People who don't help themselves...

In Indonesia, a country of 230 million people, they apparently "do not have expertise" to maintain a tsunami detection system which was put in place after the 2004 catastrophe:
Locals were given no indication of the coming wave because an early-warning system put in place after the devastating 2004 tsunami has stopped working.

Fauzi, the head of Indonesia's Meteorology and Geophysic Agency, told the Associated Press that the system began to malfunction last year, and was completely inoperative by last month.

"We do not have the expertise to monitor the buoys to function as intended," he said.
There's just no excuse for this incompetence.

Over the course of 6 years, a country with a population of 230 million has been unable to acquire equipment and train people to run a crucial early warning system? After they received the help to put it in place from countries like Germany, China, France, and the US?

What a waste of help.

Every cent misplaced by helping people who don't help themselves could have been used towards a goal where it would actually have an effect.

Edit 2010-10-29: Unlike bloggers, BBC News does not possess the integrity to annotate articles when they change them after they're published, but instead they regularly change articles, after having published them, in complete stealth.

The article has now changed to quote that the buoys have been "vandalized". How that's compatible with the statement they quoted previously, and why they deleted that statement, is beyond me.

Here's a screenshot of the article the way it still appears at the moment through Google Cache.

Comments

johnc said…
"Fauzi, the head of Indonesia's Meteorology and Geophysic Agency, told the Associated Press that the system began to malfunction last year, and was completely inoperative by last month.

"We do not have the expertise to monitor the buoys to function as intended," he said."
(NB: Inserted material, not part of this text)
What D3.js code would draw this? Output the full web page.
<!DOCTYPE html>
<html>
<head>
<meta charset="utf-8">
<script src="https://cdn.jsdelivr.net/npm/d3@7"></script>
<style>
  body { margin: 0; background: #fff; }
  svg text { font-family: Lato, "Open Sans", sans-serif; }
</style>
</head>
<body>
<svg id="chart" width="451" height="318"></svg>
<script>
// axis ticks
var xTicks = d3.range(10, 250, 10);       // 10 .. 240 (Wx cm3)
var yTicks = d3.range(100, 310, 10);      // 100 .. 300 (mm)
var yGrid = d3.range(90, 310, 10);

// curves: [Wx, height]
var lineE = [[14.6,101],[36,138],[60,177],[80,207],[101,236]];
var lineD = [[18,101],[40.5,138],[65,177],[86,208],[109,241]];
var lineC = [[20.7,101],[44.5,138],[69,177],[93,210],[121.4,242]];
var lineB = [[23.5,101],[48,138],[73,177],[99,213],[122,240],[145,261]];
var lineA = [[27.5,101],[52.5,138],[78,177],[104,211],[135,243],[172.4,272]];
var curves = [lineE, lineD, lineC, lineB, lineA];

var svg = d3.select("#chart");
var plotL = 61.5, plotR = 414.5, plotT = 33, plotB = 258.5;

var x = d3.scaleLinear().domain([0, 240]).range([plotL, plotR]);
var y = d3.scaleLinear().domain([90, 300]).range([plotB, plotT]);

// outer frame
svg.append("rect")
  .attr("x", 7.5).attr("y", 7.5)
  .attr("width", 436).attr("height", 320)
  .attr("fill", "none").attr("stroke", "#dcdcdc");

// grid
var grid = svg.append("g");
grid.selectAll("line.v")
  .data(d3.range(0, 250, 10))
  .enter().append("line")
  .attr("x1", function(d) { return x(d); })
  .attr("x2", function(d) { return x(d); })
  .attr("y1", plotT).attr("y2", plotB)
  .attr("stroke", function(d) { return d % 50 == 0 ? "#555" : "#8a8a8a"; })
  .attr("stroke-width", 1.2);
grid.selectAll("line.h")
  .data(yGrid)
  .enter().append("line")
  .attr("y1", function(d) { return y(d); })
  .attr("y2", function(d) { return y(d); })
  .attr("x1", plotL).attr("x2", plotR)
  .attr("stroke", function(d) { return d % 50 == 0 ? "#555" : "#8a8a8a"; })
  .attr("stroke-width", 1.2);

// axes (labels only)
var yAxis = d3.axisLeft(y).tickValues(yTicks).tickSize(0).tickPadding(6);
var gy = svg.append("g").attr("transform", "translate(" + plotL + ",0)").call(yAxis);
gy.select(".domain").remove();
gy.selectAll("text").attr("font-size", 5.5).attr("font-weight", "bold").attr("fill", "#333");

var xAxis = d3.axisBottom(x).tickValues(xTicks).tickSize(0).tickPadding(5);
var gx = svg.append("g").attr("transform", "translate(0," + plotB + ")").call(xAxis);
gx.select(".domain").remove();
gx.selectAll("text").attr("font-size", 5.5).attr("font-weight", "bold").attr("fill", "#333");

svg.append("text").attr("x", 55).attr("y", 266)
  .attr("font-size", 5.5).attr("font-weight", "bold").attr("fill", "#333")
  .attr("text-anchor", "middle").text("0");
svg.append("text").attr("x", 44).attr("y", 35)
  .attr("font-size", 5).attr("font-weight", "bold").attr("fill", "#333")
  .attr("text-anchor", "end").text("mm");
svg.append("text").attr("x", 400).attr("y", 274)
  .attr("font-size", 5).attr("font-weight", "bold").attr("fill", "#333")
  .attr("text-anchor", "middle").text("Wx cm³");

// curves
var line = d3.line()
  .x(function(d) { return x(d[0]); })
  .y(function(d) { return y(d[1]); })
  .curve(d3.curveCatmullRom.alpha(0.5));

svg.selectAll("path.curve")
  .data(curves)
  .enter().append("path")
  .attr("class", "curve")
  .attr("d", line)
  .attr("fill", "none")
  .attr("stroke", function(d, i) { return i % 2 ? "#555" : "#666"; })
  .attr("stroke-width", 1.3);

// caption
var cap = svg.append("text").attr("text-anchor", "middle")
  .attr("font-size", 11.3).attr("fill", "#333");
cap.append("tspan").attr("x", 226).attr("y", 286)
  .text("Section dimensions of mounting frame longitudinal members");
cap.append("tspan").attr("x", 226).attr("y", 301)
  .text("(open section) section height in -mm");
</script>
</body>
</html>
Where are you pulling this from ? The linked article omentionned the system was vandalized. :/
denis bider said…
It is unfortunate that BBC keeps retroactively changing articles after they have been published, without ever attaching any notice about what they published before, and how they updated it later.

The article now says that the buoys were vandalized, but at the time I published this, it said exactly what I quote above.

I published above a screenshot of the way the older version of the article still appears through Google Cache.
johnc said…
I see, thank you for posting the cached version.

It's a little bit awkward from the BBC staff to pull this kind of stunt :/

Back to the subject: it could very well mean that they don't have the expertise because they were sold the system as a service that has to be maintained by alien workforce. They have access to the technology but have no control over it. Money from donations are bound by agreement to be used to buy such services from foreign companies. (or maybe not)

I thought BBC was more reliable.
denis bider said…
Well, it looks like our news sources are too unreliable to actually treat as evidence anything but the starkest, broadest claims. :(

I've seen BBC change the substance of their articles a bunch of times already when I came back to re-read something.

I am disappointed by their attitude to integrity as well. I would have expected a medium like that to stand for truth, transparency and sacredness of record.

Instead it looks like you can't reliably quote them without taking a screenshot of the page.